Supplied data:
********************
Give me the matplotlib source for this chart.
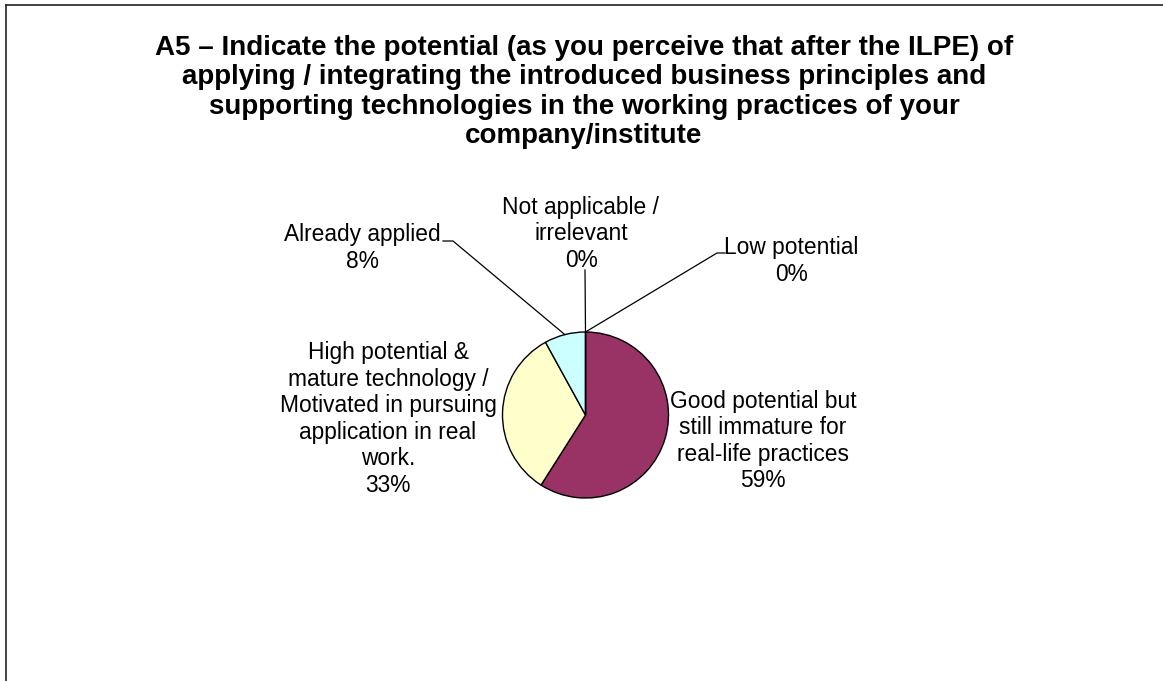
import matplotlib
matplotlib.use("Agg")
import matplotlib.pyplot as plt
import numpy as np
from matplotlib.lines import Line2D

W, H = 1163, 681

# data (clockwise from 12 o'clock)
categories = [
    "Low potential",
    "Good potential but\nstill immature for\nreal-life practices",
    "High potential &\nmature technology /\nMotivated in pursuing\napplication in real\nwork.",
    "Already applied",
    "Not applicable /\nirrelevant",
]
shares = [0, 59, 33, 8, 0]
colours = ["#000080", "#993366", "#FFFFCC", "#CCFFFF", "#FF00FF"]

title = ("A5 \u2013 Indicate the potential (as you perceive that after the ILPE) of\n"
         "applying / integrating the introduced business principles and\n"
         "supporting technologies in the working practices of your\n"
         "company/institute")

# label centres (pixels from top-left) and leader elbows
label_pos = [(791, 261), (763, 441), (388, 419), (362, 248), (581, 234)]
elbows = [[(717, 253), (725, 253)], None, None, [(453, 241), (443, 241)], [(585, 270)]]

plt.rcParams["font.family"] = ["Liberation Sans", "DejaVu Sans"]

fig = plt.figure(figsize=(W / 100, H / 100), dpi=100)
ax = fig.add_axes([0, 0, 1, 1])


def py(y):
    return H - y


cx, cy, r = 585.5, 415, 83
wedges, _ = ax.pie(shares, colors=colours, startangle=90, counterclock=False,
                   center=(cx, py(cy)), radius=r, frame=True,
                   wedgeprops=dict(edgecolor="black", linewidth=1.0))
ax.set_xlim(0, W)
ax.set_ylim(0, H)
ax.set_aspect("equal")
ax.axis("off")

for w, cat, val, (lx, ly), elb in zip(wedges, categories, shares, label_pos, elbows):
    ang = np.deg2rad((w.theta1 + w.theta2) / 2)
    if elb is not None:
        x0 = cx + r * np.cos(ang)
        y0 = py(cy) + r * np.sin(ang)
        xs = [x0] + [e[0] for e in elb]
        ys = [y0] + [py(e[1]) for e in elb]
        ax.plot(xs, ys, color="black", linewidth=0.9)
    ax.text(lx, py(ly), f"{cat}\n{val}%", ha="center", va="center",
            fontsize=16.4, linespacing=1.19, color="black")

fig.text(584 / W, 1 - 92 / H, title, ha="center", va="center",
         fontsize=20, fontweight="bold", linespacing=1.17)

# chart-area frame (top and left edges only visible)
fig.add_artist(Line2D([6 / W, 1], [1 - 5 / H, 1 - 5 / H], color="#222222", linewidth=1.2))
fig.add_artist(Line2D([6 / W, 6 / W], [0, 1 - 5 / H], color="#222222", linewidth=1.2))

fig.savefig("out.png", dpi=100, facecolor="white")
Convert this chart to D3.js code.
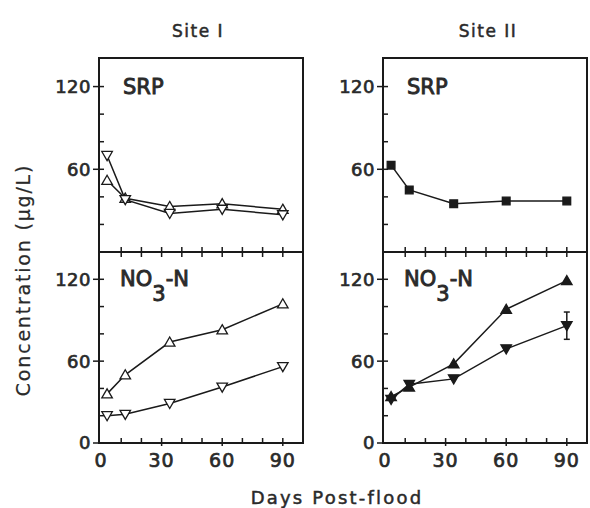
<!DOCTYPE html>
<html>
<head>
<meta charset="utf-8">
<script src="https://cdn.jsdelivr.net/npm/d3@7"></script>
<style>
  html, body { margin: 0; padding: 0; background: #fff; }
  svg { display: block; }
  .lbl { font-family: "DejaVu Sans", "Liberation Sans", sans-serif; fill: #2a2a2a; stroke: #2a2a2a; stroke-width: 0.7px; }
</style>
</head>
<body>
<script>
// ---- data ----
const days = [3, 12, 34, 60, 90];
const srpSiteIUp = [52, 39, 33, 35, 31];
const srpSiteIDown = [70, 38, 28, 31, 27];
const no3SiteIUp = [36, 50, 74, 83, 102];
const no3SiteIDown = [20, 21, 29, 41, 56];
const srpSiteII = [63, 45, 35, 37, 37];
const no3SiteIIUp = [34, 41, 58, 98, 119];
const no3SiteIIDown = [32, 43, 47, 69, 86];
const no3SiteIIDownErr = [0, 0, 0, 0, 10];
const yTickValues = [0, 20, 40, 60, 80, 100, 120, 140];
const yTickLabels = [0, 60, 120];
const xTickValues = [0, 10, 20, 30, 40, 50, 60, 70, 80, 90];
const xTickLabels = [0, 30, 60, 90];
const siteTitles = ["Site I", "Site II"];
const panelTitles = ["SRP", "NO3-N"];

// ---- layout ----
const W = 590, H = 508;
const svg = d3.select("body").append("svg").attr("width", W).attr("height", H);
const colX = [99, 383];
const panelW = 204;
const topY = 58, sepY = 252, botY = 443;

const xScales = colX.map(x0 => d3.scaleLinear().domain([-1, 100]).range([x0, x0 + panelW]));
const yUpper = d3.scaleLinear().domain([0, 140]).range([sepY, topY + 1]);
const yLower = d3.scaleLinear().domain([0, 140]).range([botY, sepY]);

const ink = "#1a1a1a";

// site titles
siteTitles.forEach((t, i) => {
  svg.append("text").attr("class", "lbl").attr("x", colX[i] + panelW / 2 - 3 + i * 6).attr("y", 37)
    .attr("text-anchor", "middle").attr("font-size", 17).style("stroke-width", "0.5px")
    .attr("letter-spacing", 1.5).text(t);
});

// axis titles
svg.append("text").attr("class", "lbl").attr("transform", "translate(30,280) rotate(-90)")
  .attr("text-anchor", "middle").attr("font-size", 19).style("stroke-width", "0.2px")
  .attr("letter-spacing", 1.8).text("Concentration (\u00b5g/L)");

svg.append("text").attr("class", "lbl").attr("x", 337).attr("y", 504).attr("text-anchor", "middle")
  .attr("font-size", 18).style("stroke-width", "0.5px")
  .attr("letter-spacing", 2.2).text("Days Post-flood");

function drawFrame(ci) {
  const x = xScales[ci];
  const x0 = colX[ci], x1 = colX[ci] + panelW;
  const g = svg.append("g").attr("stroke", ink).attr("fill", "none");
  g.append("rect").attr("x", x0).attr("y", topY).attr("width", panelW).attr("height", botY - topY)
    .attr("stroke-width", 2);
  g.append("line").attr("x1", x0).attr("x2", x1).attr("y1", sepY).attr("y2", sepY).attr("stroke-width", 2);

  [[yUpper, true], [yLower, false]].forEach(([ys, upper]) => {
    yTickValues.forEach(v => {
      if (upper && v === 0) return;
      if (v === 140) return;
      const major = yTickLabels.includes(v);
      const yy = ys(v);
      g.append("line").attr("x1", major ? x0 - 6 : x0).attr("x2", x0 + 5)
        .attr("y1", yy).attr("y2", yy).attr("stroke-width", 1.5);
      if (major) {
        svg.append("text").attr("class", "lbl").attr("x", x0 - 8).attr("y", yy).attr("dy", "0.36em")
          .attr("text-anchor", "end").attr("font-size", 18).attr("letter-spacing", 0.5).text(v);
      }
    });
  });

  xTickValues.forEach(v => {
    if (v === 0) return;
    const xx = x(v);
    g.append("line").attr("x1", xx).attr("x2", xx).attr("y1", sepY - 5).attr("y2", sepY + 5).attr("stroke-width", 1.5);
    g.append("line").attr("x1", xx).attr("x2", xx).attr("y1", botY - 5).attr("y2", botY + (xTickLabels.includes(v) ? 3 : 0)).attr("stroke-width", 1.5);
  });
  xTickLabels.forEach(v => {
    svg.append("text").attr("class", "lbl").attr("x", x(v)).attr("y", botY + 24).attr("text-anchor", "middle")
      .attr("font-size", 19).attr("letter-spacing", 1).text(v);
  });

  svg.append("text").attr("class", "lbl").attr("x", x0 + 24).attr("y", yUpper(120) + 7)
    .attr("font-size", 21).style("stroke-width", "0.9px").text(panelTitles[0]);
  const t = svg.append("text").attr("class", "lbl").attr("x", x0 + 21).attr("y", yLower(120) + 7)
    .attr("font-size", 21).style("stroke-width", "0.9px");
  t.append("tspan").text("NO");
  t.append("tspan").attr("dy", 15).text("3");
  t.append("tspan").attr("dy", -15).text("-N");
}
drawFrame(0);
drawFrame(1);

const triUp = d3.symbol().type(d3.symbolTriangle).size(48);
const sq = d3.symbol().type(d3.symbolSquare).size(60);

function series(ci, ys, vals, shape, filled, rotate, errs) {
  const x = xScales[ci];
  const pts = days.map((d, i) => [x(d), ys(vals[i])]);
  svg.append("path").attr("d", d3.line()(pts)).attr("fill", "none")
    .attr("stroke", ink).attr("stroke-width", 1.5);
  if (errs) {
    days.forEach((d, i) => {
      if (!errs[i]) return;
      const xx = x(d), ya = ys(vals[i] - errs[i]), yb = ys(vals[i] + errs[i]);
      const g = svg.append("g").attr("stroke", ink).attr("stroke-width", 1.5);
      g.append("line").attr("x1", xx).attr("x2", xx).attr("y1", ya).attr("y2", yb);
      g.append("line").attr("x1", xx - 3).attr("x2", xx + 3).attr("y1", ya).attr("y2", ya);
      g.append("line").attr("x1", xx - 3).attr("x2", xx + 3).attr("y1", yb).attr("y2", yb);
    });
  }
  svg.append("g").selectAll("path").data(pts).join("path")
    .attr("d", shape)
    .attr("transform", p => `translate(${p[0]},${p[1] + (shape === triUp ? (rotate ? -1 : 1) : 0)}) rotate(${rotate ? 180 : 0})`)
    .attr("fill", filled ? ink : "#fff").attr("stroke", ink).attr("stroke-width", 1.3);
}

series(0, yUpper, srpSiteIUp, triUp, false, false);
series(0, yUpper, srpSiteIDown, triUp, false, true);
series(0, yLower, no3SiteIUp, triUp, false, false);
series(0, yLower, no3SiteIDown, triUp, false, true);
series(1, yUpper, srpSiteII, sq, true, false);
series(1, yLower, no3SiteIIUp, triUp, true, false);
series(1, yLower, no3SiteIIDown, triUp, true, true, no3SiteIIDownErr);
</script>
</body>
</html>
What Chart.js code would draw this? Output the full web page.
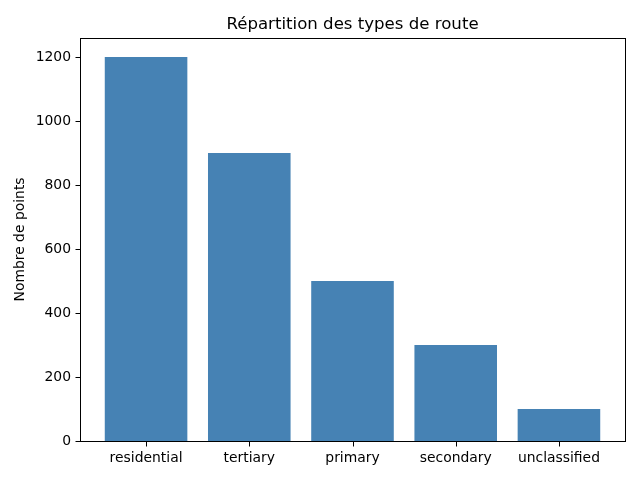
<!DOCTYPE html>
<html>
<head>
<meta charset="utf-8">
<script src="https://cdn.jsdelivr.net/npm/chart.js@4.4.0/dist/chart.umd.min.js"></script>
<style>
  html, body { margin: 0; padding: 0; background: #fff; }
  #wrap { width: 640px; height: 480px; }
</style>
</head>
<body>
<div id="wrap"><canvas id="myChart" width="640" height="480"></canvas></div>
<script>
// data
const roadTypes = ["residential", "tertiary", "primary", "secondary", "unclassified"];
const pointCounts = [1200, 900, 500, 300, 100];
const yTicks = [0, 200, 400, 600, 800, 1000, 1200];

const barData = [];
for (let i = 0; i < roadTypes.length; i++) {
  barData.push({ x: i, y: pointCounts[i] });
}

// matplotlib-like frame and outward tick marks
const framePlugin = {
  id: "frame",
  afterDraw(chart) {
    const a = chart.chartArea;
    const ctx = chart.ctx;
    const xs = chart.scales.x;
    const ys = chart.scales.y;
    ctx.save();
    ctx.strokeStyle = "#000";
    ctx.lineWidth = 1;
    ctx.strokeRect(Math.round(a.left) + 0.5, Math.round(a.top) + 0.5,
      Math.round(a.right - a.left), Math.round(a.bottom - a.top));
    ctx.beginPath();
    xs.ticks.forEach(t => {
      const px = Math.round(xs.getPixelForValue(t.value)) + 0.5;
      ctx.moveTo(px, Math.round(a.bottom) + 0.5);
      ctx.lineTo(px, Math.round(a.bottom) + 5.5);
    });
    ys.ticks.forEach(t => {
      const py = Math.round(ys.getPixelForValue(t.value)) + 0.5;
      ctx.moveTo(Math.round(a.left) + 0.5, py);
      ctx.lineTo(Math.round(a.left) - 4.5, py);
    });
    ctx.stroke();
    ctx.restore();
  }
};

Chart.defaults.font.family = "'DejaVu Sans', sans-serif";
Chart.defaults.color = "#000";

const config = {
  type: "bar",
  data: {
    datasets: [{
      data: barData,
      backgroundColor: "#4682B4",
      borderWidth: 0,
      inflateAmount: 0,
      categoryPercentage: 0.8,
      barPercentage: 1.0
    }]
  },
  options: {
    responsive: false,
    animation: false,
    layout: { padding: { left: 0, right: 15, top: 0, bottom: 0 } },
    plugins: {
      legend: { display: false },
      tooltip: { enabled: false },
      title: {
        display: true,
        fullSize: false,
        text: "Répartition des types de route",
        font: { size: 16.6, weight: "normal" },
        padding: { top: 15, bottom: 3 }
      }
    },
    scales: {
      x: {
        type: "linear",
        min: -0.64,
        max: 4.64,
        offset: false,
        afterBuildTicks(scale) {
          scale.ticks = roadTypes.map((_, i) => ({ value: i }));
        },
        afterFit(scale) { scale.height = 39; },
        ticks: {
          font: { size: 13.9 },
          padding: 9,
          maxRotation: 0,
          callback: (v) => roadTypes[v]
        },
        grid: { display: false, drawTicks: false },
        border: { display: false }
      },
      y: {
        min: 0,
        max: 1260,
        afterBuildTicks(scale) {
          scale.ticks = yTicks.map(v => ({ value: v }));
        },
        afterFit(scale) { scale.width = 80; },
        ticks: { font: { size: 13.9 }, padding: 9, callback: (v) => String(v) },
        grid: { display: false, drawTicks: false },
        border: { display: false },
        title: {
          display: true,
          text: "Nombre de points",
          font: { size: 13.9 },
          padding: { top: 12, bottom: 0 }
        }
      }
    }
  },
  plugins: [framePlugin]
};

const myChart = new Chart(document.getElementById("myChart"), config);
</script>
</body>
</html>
********************
Request: Omit the pictures, then repeat exactly each line from the beginning of the listing through the line with "241)], [(585, 270)]]".

Final result:
Give me the matplotlib source for this chart.
import matplotlib
matplotlib.use("Agg")
import matplotlib.pyplot as plt
import numpy as np
from matplotlib.lines import Line2D

W, H = 1163, 681

# data (clockwise from 12 o'clock)
categories = [
    "Low potential",
    "Good potential but\nstill immature for\nreal-life practices",
    "High potential &\nmature technology /\nMotivated in pursuing\napplication in real\nwork.",
    "Already applied",
    "Not applicable /\nirrelevant",
]
shares = [0, 59, 33, 8, 0]
colours = ["#000080", "#993366", "#FFFFCC", "#CCFFFF", "#FF00FF"]

title = ("A5 \u2013 Indicate the potential (as you perceive that after the ILPE) of\n"
         "applying / integrating the introduced business principles and\n"
         "supporting technologies in the working practices of your\n"
         "company/institute")

# label centres (pixels from top-left) and leader elbows
label_pos = [(791, 261), (763, 441), (388, 419), (362, 248), (581, 234)]
elbows = [[(717, 253), (725, 253)], None, None, [(453, 241), (443, 241)], [(585, 270)]]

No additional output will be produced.